• The request
Scan the lines below; pull out those with "matplotlib".

:: Dataset section

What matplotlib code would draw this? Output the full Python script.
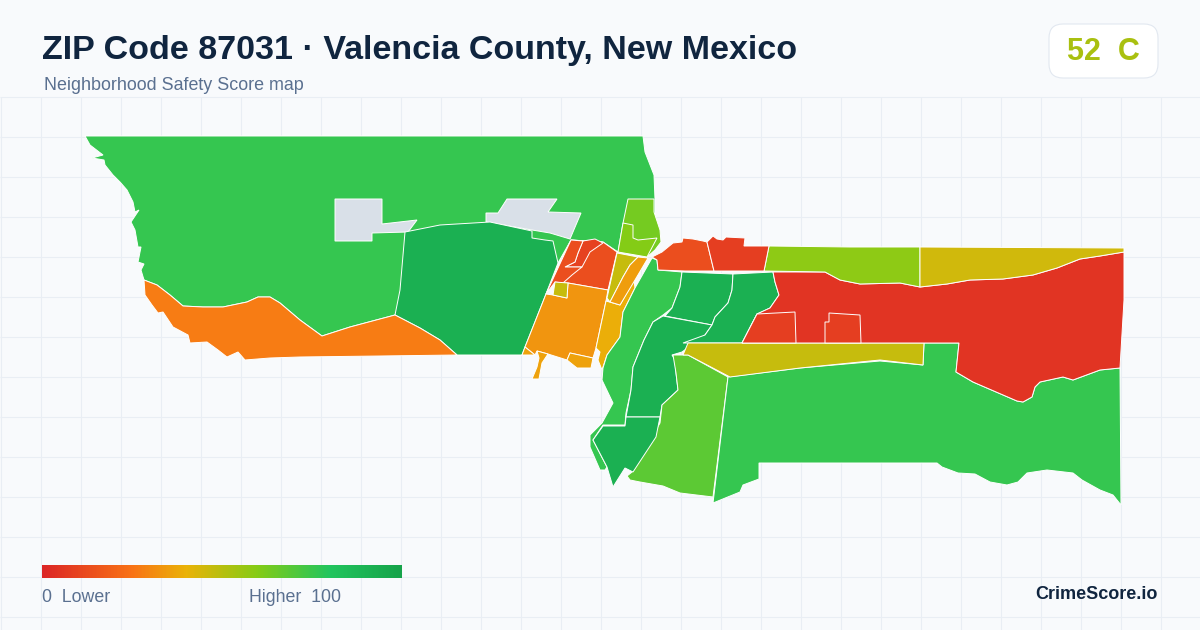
import numpy as np
import matplotlib
matplotlib.use("Agg")
import matplotlib.pyplot as plt
from matplotlib.colors import LinearSegmentedColormap, Normalize
from matplotlib.patches import FancyBboxPatch, Polygon

plt.rcParams["font.family"] = ["Liberation Sans", "DejaVu Sans"]

TITLE = "ZIP Code 87031 · Valencia County, New Mexico"
SUBTITLE = "Neighborhood Safety Score map"
BADGE = "52  C"
BRAND = "CrimeScore.io"

# tract outlines, in image pixels
nw_green = [(85, 136), (643, 136), (645, 152), (654, 175), (655, 199), (655, 250), (618, 252), (603, 242),
            (571, 240), (558, 263), (546, 294), (525, 347), (522, 355), (457, 355), (395, 315), (350, 327),
            (322, 336), (300, 320), (280, 303), (270, 297), (258, 297), (247, 302), (223, 307), (203, 307),
            (183, 306), (170, 295), (157, 285), (144, 280), (141, 270), (144, 264), (138, 262), (141, 247),
            (138, 247), (135, 230), (131, 222), (139, 210), (135, 212), (133, 202), (127, 190), (120, 182),
            (113, 175), (105, 165), (104, 160), (92, 158), (103, 155), (90, 145)]
grey_a = [(335, 199), (382, 199), (382, 224), (417, 220), (408, 232), (372, 233), (372, 241), (335, 241)]
grey_b = [(486, 213), (498, 213), (507, 199), (557, 199), (548, 212), (581, 213), (570, 239), (550, 233),
          (532, 230), (486, 222)]
west_dark = [(405, 232), (440, 225), (490, 222), (532, 231), (532, 238), (545, 240), (553, 241), (558, 263),
             (546, 294), (525, 347), (522, 355), (457, 355), (440, 340), (420, 328), (395, 315), (400, 290)]
sw_orange = [(144, 280), (157, 285), (170, 295), (183, 306), (203, 307), (223, 307), (247, 302), (258, 297),
             (270, 297), (280, 303), (300, 320), (322, 336), (350, 327), (395, 315), (420, 328), (440, 340),
             (457, 355), (380, 356), (300, 357), (270, 358), (245, 360), (238, 352), (227, 357), (218, 350),
             (207, 342), (190, 343), (188, 335), (173, 327), (163, 312), (158, 313), (152, 305), (145, 295)]
core_orange_red = [(571, 240), (603, 242), (617, 252), (608, 290), (568, 283), (555, 282), (546, 294)]
core_red = [(583, 241), (595, 239), (603, 243), (590, 252), (582, 267), (565, 267), (575, 262), (578, 253)]
core_left = [(571, 240), (583, 241), (578, 253), (575, 262), (565, 267), (582, 267), (572, 275), (563, 283),
             (555, 282), (546, 294)]
core_olive = [(555, 282), (568, 283), (567, 298), (553, 295)]
south_orange = [(553, 295), (567, 298), (568, 283), (608, 290), (606, 301), (596, 348), (593, 358), (570, 353),
                (567, 360), (548, 354), (537, 351), (535, 355), (525, 347), (546, 294)]
tab_west = [(525, 347), (535, 355), (522, 355)]
tab_mid = [(537, 351), (548, 354), (542, 363), (539, 379), (532, 379), (537, 367), (539, 358)]
tab_east = [(570, 353), (593, 358), (591, 368), (577, 368), (567, 360)]
river_yellow = [(606, 301), (620, 305), (634, 280), (635, 288), (623, 312), (620, 337), (607, 355), (602, 370),
                (598, 360), (600, 352), (596, 348)]
river_olive = [(617, 253), (638, 257), (630, 265), (623, 277), (610, 302), (607, 298)]
river_orange = [(638, 257), (648, 258), (635, 280), (620, 305), (610, 302), (623, 277), (630, 265)]
north_lime = [(628, 199), (654, 199), (654, 212), (660, 230), (661, 242), (655, 250), (647, 257), (618, 252),
              (623, 223)]
north_lime_inner = [(623, 223), (633, 225), (633, 238), (638, 240), (657, 238), (647, 257), (618, 252)]
mid_green = [(652, 258), (657, 260), (658, 270), (682, 272), (680, 287), (672, 308), (663, 315), (653, 322),
             (644, 340), (633, 367), (631, 390), (626, 413), (625, 425), (603, 425), (593, 440), (607, 467),
             (605, 470), (600, 470), (590, 447), (590, 435), (602, 423), (613, 403), (602, 380), (603, 368),
             (607, 355), (620, 337), (623, 312), (635, 288)]
upper_dark = [(682, 272), (733, 274), (732, 290), (728, 303), (715, 317), (712, 325), (665, 316), (672, 308),
              (680, 287)]
lower_dark = [(663, 316), (712, 325), (705, 335), (682, 352), (672, 355), (675, 360), (676, 373), (678, 390),
              (662, 405), (660, 417), (626, 417), (631, 390), (633, 367), (644, 340), (653, 322)]
east_dark = [(733, 274), (773, 272), (775, 282), (779, 295), (770, 308), (757, 314), (742, 343), (683, 343),
             (705, 335), (712, 325), (715, 317), (728, 303), (732, 290)]
south_lime = [(673, 355), (688, 355), (728, 377), (713, 497), (680, 493), (663, 486), (640, 482), (630, 480),
              (627, 476), (632, 472), (660, 423), (662, 405), (678, 390), (676, 373)]
south_dark = [(593, 440), (603, 426), (625, 426), (626, 417), (660, 417), (656, 437), (633, 472), (625, 468),
              (613, 487), (607, 467)]
se_green = [(728, 377), (800, 368), (880, 361), (923, 365), (924, 343), (959, 343), (956, 372), (973, 382),
            (1017, 401), (1023, 402), (1032, 397), (1035, 387), (1040, 382), (1063, 377), (1073, 380), (1100, 370),
            (1120, 368), (1121, 505), (1113, 495), (1100, 490), (1082, 480), (1073, 473), (1047, 470), (1027, 473),
            (1018, 482), (1007, 485), (990, 482), (975, 474), (958, 473), (942, 467), (937, 463), (759, 463),
            (759, 479), (743, 485), (740, 492), (713, 503)]
south_band = [(683, 355), (688, 343), (924, 343), (923, 365), (880, 360), (800, 368), (730, 377), (688, 355)]
east_red = [(773, 272), (825, 272), (840, 280), (860, 284), (900, 283), (920, 287), (947, 284), (970, 280),
            (1003, 279), (1033, 275), (1057, 268), (1080, 259), (1100, 256), (1124, 252), (1124, 300), (1120, 368),
            (1100, 370), (1073, 380), (1063, 377), (1040, 382), (1035, 387), (1032, 397), (1023, 402), (1017, 401),
            (973, 382), (956, 372), (959, 343), (742, 343), (757, 314), (770, 308), (779, 295), (775, 282)]
red_box_a = [(757, 314), (795, 312), (796, 343), (742, 343)]
red_box_b = [(825, 322), (829, 322), (829, 313), (860, 315), (861, 343), (825, 343)]
east_lime = [(769, 246), (850, 247), (920, 247), (920, 287), (900, 283), (860, 284), (840, 280), (825, 272),
             (764, 271)]
east_olive = [(920, 247), (1124, 248), (1124, 252), (1100, 256), (1080, 259), (1057, 268), (1033, 275), (1003, 279),
              (970, 280), (947, 284), (920, 287)]
north_orange_red = [(652, 257), (662, 252), (673, 243), (682, 242), (683, 238), (693, 239), (703, 241), (707, 242),
                    (714, 271), (685, 271), (658, 270), (657, 260)]
north_red = [(707, 242), (713, 236), (717, 239), (723, 240), (726, 237), (745, 238), (744, 246), (769, 246),
             (764, 271), (714, 271)]

# draw order matters, the later ones sit on top
tracts = [nw_green, grey_a, grey_b, west_dark, sw_orange, core_orange_red, core_red, core_left, south_orange,
          core_olive, tab_west, tab_mid, tab_east, river_yellow, river_olive, river_orange, north_lime,
          north_lime_inner, mid_green, upper_dark, lower_dark, east_dark, south_lime, south_dark, se_green,
          south_band, east_red, red_box_a, red_box_b, east_lime, east_olive, north_orange_red, north_red]
scores = [76, None, None, 92, 27, 13, 9, 13, 33, 47, 36, 36, 36, 39, 47, 35, 63, 60, 76, 92, 92, 92, 68, 92, 76, 47,
          5, 8, 8, 58, 45, 13, 8]

score_stops = [0.0, 0.25, 0.4, 0.6, 0.8, 1.0]
stop_colors = ["#dc2626", "#f97316", "#eab308", "#84cc16", "#22c55e", "#16a34a"]

cmap = LinearSegmentedColormap.from_list("safety", list(zip(score_stops, stop_colors)))
norm = Normalize(0, 100)

fig = plt.figure(figsize=(12, 6.3), dpi=100, facecolor="#f8fafc")
ax = fig.add_axes([0, 0, 1, 1])
ax.set_xlim(0, 1200)
ax.set_ylim(630, 0)
ax.axis("off")

# background grid starts under the header
ax.vlines(np.arange(0, 1201, 40) + 0.5, 97, 630, color="#e9eef4", lw=0.8, zorder=1)
ax.hlines(np.arange(97, 630, 40) - 0.5, 0, 1200, color="#e9eef4", lw=0.8, zorder=1)

for outline, score in zip(tracts, scores):
    color = "#d9e0e8" if score is None else cmap(norm(score))
    ax.add_patch(Polygon(outline, closed=True, facecolor=color, edgecolor="white", lw=0.7, zorder=2))

ax.text(42, 50, TITLE, fontsize=24.5, fontweight="bold", color="#10253f", va="center", ha="left")
ax.text(44, 86, SUBTITLE, fontsize=12.9, color="#5a7090", va="center", ha="left")

ax.add_patch(FancyBboxPatch((1049, 24), 109, 54, boxstyle="round,pad=0,rounding_size=14",
                            facecolor="white", edgecolor="#e2e8f0", lw=0.8, zorder=3))
ax.text(1103, 52.5, BADGE, fontsize=22, fontweight="bold", color="#a9c010", va="center", ha="center", zorder=4)

# legend bar
gradient = np.linspace(0, 1, 360).reshape(1, -1)
ax.imshow(gradient, cmap=cmap, extent=(42, 402, 578, 565), aspect="auto", zorder=3)
ax.set_xlim(0, 1200)
ax.set_ylim(630, 0)
ax.text(42, 598, "0  Lower", fontsize=12.8, color="#5a7090", va="center", ha="left")
ax.text(249, 598, "Higher  100", fontsize=12.8, color="#5a7090", va="center", ha="left")
ax.text(1158, 594.5, BRAND, fontsize=13, fontweight="bold", color="#10253f", va="center", ha="right")

fig.savefig("out.png", dpi=100, facecolor=fig.get_facecolor())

::::

• The completed task
What matplotlib code would draw this? Output the full Python script.
import matplotlib
matplotlib.use("Agg")
import matplotlib.pyplot as plt
from matplotlib.colors import LinearSegmentedColormap, Normalize
from matplotlib.patches import FancyBboxPatch, Polygon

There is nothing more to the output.